Para comunicarnos (el 65 por ciento de los mensajes son no verbales) y transmitir parte de lo que somos. Para comunicarnos y recibir, y devolver, parte de lo que los demás nos ofrecen. Para experimentar placer y, al mismo tiempo, para entrenarnos en el dolor. Para emocionar, como hoy lo han hecho las atletas del triple salto, los saltadores de altura, los corredores del cien en una tarde de atletismo en Tokyo que ha rendido homenaje a los grandes hombres y mujeres de la historia, a Jesse Owens, A Abebe Bikila, Emil Zatopek, Florence Griffith o Yelena Isinbayeva.

 

Ellos, los de antes y los de ahora, en la persecución de los tiempos y las medallas, nos han dejado herencias imperecederas en forma de momentos únicos.

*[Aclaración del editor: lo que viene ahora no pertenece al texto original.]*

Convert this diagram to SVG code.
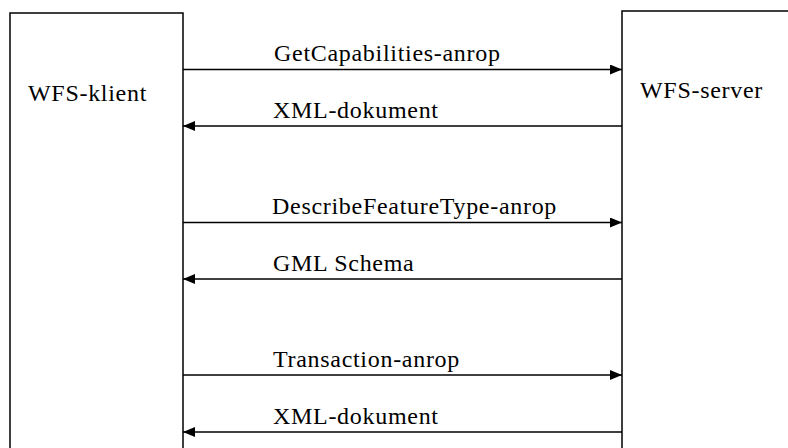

Como meros contempladores de sus hazañas, de su actitud heroica transformada en movimiento (salto, carrera, lanzamiento), hemos sentido su dolor y su alegría, nos hemos identificado con la tragedia y la gloria. Ante la brutal sinceridad de su esfuerzo extenuante, aunque muchos lo habrán intentado, solo nos ha quedado callar, reconducir nuestra energía negativa hacia el silencio y admirar, franca y honradamente, sus superpoderes.

 

Detrás de estos, años de renuncias, decisiones vitales tachadas de egoístas o insensatas. Madrugones, dolor, sentimientos de culpa y soledad. Tantas cargas que, ante el ruido de los numerosos debates que surgen en las redes a propósito de los Juegos (la turba en las tribunas de Olimpia, que diría Píndaro), allí donde solo somos meros avatares definidos por nuestras opiniones, y las opiniones sobre nuestras opiniones, solo me queda dejar de escribir, ponerme en pie, sacarme el sombrero, arrojarlo al aire y saltar a por él. Controlar la respiración, focalizarme en la tarea y sonreír una vez más por la exhibición que esta tarde nos han dado los atletas en el uso virtuoso de sus cuerpos. Saltando, lanzando, corriendo. Sufriendo y llorando de felicidad en la mejor película de cine mudo de lo que va de año.